Deze aanwijzingen laten zien dat de paus de rozenkrans ziet als een volwaardige weg van gebed die stevig verankerd is in de Schrift en de traditie.

De oproep: herontdek de rozenkrans

In de conclusie van zijn brief richt Johannes Paulus II zich tot de hele Kerk met een vurige oproep: “Herontdek de rozenkrans!”. Hij spreekt bisschoppen, priesters, theologen, religieuzen en leken aan, maar ook gezinnen, zieken en jongeren. Voor ieder van hen kan de rozenkrans een unieke rol spelen:

  • als catechese,

  • als gebed van hoop,

  • als bron van kracht,

  • als band van liefde.

Vooral benadrukt hij dat de rozenkrans een schat is die te vaak vergeten wordt. Het is een gebed dat eenvoudig lijkt, maar een diepe wijsheid en kracht bevat. Johannes Paulus II noemt het een “zoete keten die ons met God verbindt”.

Relevantie voor vandaag

Ruim twintig jaar na de publicatie blijft de oproep van Johannes Paulus II brandend actueel. Onze wereld kent nog altijd oorlog, verdeeldheid en onrust. Gezinnen staan onder druk en velen ervaren innerlijke leegte of een gebrek aan stilte. Precies in deze context kan de rozenkrans opnieuw een plaats vinden als gebed van vrede, hoop en geloof.

Voor Vita Sancta is dit ook de kern van de missie: door rozenkransen en geloofsproducten aan te bieden, willen we niet enkel een gebruiksvoorwerp geven, maar vooral een weg naar een dieper leven met God openen.
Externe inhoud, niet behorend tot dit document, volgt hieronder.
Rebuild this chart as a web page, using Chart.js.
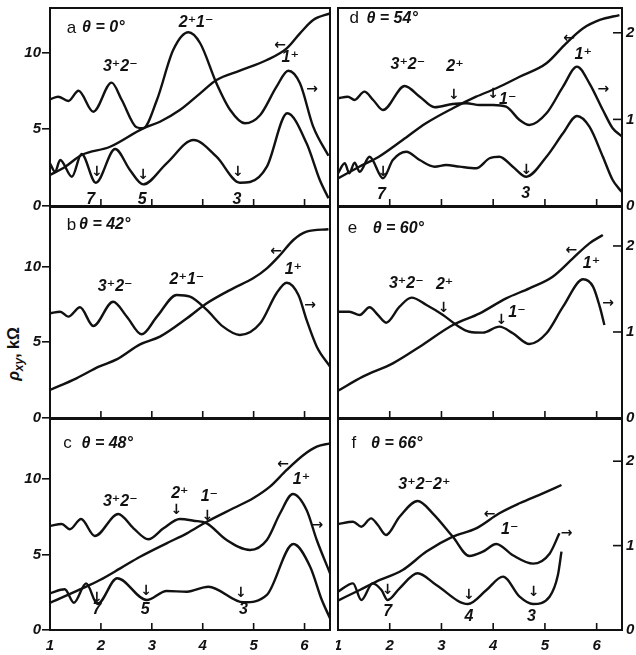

Slot: een keten van liefde

De brief eindigt met een gebed dat Johannes Paulus II overnam van de zalige Bartolo Longo, apostel van de rozenkrans: “O gezegende rozenkrans van Maria, zoete keten die ons met God verbindt, veilige haven in het zinkende schip van het leven, wij zullen u nooit verlaten. U zult ons troost zijn in het uur van de dood.”

Dit is misschien wel de mooiste samenvatting van de rozenkrans: een eenvoudig snoer van kralen dat ons, door Maria’s handen, rechtstreeks naar het hart van Christus voert.